Stoic launched the single player part of The Banner Saga in January. We gave it a nice review.

The Banner Saga was one of the top 10 best-selling games on Steam yesterday, and rightly so going by our Banner Saga review. The indie RPG did away with 40% of its asking price for its second mid-week sale since release in January, and seems to have done rather well out of it.

“It’s like a cultural thing now on Steam,” Stoic programmer John Watson told PCGamesN. “Where unless it’s a game that you’re really looking forward to and you’ve got to get it right now or you have some other motivation – you want to play with friends – most people are very savvy and they just say ‘Wishlisted’ and then in a month or two, it’ll go on sale.”

The Banner Saga has sold well – well enough for Stoic to pay their bills, after two years living off their savings. Much of that income came from its first mid-week Steam sale, which “pleasantly surprised” Stoic.

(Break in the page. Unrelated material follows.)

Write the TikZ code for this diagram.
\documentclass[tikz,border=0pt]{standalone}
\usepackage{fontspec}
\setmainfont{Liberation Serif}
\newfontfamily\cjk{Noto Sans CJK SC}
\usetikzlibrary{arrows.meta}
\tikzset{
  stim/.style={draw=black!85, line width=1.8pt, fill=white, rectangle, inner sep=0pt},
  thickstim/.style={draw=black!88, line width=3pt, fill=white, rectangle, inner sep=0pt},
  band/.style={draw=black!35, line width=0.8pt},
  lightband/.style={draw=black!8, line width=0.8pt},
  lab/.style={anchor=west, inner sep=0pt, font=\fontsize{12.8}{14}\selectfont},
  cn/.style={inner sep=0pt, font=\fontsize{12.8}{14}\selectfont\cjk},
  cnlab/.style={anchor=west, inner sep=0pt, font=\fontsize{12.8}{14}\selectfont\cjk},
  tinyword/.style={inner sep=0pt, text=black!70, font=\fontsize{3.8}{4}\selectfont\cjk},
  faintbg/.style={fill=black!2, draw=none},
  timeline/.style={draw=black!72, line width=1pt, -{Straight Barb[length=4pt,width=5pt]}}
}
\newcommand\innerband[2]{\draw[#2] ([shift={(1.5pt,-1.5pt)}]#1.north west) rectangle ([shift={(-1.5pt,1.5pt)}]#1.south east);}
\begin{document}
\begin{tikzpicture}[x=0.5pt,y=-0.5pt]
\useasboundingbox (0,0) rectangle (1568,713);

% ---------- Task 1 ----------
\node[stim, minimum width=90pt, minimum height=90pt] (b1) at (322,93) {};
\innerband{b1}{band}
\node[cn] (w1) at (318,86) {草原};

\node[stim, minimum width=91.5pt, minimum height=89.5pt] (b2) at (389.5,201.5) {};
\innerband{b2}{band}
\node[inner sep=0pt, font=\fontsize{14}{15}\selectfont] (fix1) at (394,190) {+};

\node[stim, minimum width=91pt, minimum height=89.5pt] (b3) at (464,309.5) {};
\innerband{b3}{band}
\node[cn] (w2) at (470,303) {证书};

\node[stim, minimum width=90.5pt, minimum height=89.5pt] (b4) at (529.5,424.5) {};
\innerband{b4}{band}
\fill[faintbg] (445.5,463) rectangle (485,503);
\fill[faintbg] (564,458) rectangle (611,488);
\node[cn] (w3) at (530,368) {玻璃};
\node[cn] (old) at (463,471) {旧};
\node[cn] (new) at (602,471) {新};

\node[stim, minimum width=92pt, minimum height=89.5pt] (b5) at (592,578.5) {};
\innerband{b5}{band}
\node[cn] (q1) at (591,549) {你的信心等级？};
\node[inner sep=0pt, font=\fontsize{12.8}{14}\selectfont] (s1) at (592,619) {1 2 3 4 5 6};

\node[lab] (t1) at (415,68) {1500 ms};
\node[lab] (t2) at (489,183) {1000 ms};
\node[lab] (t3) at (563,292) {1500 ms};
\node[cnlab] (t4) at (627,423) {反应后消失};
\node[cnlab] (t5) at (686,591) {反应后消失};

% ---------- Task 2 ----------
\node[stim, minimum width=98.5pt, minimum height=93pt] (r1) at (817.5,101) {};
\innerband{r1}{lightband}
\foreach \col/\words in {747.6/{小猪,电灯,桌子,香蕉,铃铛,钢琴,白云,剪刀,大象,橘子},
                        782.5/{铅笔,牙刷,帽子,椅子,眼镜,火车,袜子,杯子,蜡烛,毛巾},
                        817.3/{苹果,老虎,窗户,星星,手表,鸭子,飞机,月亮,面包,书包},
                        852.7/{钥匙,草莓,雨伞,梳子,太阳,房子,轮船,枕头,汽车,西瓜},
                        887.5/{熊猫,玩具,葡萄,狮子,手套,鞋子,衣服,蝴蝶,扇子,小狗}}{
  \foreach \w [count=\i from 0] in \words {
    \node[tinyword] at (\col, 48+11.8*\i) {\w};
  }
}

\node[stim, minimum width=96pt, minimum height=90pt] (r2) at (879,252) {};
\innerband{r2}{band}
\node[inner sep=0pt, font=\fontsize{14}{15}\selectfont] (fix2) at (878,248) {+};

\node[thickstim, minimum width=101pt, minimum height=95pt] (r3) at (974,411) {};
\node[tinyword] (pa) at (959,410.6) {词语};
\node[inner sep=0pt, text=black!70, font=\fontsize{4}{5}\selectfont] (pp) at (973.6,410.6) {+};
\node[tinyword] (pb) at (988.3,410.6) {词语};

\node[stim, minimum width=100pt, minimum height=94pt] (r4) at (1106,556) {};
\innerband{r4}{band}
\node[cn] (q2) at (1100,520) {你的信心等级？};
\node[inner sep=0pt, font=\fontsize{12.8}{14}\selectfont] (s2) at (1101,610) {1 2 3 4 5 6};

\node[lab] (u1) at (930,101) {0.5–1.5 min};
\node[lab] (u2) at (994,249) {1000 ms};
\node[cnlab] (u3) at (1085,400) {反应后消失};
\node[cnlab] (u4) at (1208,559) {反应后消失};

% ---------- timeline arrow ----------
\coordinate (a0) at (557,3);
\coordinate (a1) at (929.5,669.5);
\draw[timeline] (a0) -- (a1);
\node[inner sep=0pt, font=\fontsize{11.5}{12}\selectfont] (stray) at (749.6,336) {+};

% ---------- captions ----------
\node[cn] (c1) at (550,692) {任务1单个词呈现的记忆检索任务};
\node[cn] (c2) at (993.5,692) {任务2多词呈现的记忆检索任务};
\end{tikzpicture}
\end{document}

“It is a powerful thing, people wait for the price to come down,” said Watson. “$25, a lot of people think is too expensive for the game, and a lot of Steam players – including myself – generally don’t pay full price for a game. If I want a game and it’s full price, I’ll wait three or four weeks and get it.”

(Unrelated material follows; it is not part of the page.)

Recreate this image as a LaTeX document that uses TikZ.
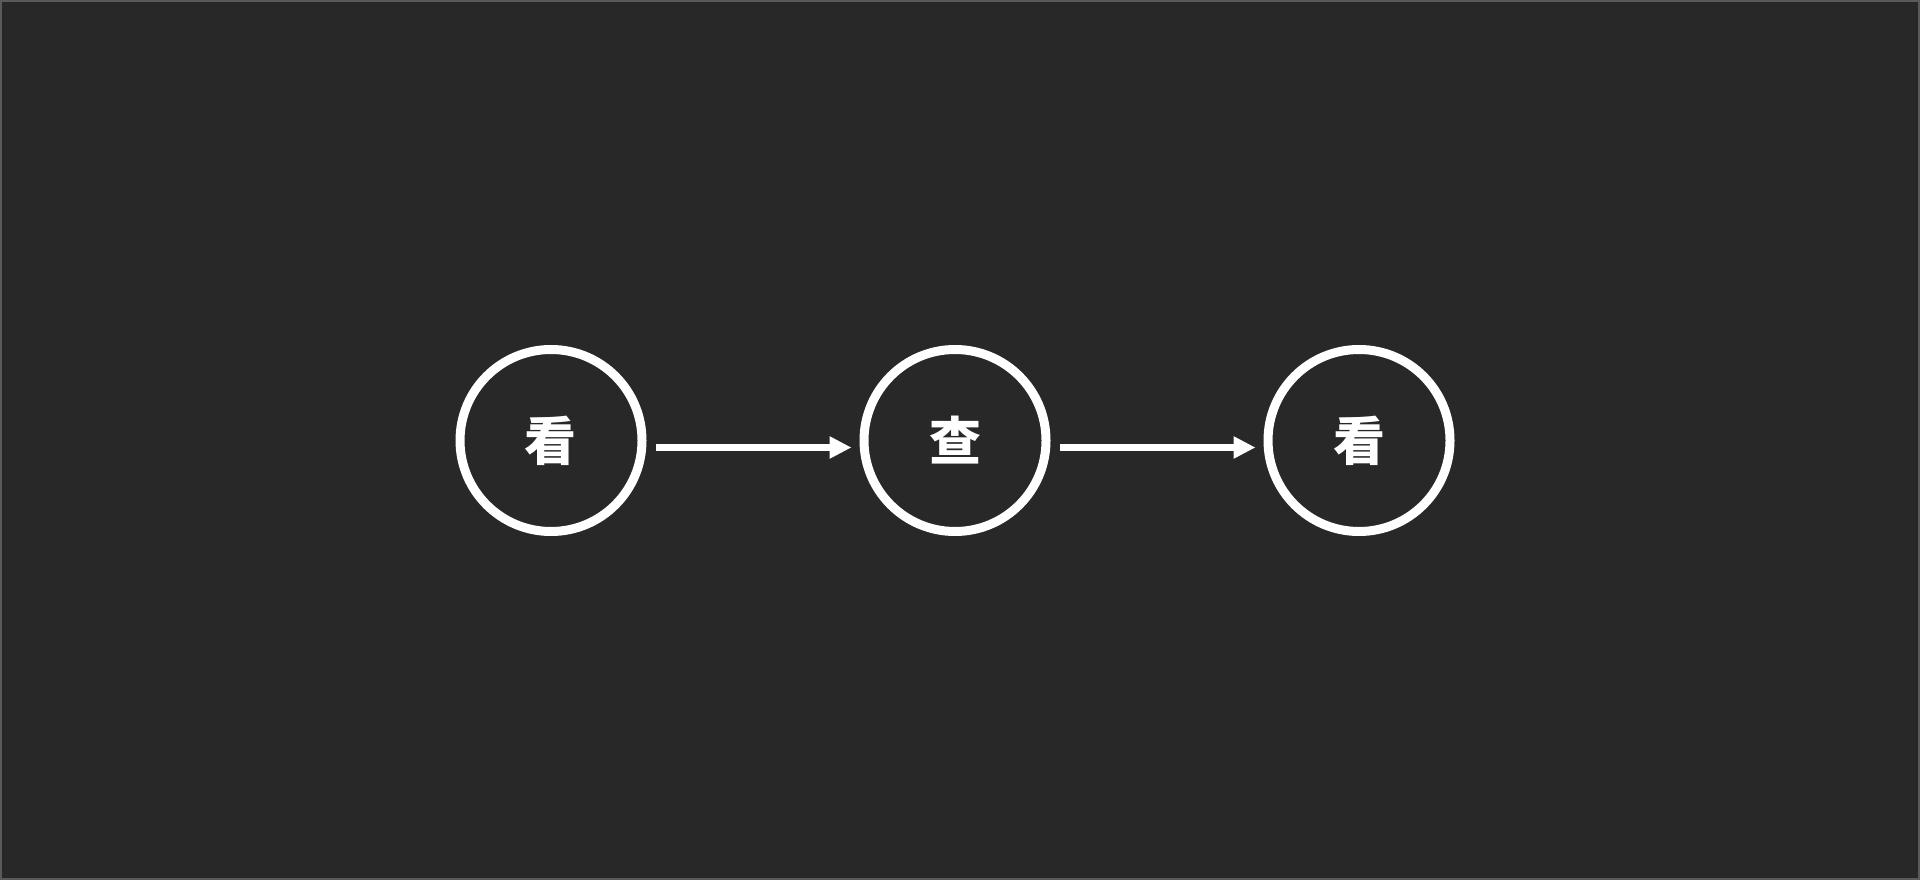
\documentclass[tikz,border=0pt]{standalone}
\usepackage{fontspec}
\newfontfamily\cjk{Noto Sans CJK SC}
\usetikzlibrary{arrows.meta}
\definecolor{cbg}{RGB}{40,40,40}
\definecolor{cframe}{RGB}{90,90,90}

\begin{document}
\begin{tikzpicture}[
    >={Triangle[length=2.2mm,width=2.1mm]},
    step node/.style={draw=white, circle, line width=0.9mm, minimum size=18.2mm,
                      inner sep=0pt, text=white, font=\cjk\bfseries\fontsize{14.8pt}{16pt}\selectfont},
    flow/.style={->, draw=white, line width=0.6mm},
  ]
  % background
  \fill[cbg] (0,0) rectangle (19.2,8.8);
  \draw[cframe, line width=0.15mm] (0.01,0.01) rectangle (19.19,8.79);
  \useasboundingbox (0,0) rectangle (19.2,8.8);
  % steps
  \node[step node] (look1) at (5.51,4.395) {\raisebox{0.15mm}{看}};
  \node[step node] (check) at (9.55,4.395) {\raisebox{0.15mm}{查}};
  \node[step node] (look2) at (13.59,4.395) {\raisebox{0.15mm}{看}};
  % arrows
  \draw[flow] ([xshift=0.9mm,yshift=-0.7mm]look1.east) -- ([xshift=-0.8mm,yshift=-0.7mm]check.west);
  \draw[flow] ([xshift=0.9mm,yshift=-0.7mm]check.east) -- ([xshift=-0.8mm,yshift=-0.7mm]look2.west);
\end{tikzpicture}
\end{document}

“All my friends say that too,” added Stoic artist Arnie Jorgensen. “Even my friends go, ‘When that goes on sale, I’m getting it, man!’”

The Banner Saga is on “seven or eight” other PC stores – but Steam still accounts for 90% of the game’s sales.

“Humble was one of the last ones we got in on so we’ve not got as much data for that yet,” said Watson. “[But] Humble has been the number two and it’s substantially stronger than the rest.”

The Steam Summer Sale is going to be the true test of Stoic’s theory about PC gamers’ patience for sales.

“It’s a new one for me,” said Jorgensen, “because I’ve heard from so many developers that, ‘I make more in that one day than we made the entire rest of the year!’. And I’m like I’ll believe that when I see it.”

Do your own buying habits match up to those Stoic describe?